▶ [Exercise details]: Quote exactly the lines spanning from the top of the data below to the line that contains "import matplotlib.pyplot as plt", including both.

____________

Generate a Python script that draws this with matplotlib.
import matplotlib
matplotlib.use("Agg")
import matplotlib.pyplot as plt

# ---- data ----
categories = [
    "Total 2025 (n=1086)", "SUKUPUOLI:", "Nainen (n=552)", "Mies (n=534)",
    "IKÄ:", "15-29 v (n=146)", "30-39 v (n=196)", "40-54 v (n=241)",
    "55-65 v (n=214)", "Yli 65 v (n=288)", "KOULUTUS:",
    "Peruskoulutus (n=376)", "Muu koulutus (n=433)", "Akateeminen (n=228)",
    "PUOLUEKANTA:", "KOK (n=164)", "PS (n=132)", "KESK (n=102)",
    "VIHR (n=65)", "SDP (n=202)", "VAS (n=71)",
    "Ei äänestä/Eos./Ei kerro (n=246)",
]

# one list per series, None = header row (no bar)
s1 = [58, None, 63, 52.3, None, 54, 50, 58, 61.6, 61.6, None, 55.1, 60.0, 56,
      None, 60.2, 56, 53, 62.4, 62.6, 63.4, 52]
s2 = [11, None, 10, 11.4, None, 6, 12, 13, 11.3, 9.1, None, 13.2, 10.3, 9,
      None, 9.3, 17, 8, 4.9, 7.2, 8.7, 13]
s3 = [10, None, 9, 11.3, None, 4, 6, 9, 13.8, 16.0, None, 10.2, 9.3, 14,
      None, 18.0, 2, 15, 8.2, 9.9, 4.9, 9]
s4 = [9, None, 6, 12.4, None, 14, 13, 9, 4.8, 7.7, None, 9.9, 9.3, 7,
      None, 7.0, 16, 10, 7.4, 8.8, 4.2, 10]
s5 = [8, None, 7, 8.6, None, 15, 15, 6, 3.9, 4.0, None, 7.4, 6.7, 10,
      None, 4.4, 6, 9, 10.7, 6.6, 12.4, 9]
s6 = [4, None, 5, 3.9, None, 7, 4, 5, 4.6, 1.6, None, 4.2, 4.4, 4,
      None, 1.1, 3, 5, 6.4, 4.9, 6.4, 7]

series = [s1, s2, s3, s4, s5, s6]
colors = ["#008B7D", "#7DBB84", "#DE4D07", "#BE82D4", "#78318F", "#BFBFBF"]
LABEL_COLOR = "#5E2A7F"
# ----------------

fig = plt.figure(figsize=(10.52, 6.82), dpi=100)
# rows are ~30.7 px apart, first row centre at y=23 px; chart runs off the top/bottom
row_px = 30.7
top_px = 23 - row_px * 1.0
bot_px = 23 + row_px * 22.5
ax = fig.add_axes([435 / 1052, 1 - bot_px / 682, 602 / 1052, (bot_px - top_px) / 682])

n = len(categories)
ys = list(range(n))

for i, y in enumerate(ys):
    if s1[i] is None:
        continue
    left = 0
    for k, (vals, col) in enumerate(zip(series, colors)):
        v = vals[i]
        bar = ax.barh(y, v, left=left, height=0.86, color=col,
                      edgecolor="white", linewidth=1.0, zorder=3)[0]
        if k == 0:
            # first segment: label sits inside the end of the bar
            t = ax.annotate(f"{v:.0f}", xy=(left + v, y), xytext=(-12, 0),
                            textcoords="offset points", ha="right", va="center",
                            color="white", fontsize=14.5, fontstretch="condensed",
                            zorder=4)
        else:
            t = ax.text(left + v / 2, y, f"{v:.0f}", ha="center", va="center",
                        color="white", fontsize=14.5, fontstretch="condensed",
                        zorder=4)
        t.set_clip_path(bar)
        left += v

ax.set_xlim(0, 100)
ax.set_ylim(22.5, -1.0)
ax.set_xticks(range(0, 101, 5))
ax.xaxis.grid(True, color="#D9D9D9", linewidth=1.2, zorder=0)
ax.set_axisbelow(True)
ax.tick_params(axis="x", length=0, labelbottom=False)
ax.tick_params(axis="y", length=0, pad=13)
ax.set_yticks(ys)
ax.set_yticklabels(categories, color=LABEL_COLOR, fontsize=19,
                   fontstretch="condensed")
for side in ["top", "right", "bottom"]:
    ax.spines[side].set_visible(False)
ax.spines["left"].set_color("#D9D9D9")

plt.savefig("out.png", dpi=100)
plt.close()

____________

▶ [Answer below]:
Generate a Python script that draws this with matplotlib.
import matplotlib
matplotlib.use("Agg")
import matplotlib.pyplot as plt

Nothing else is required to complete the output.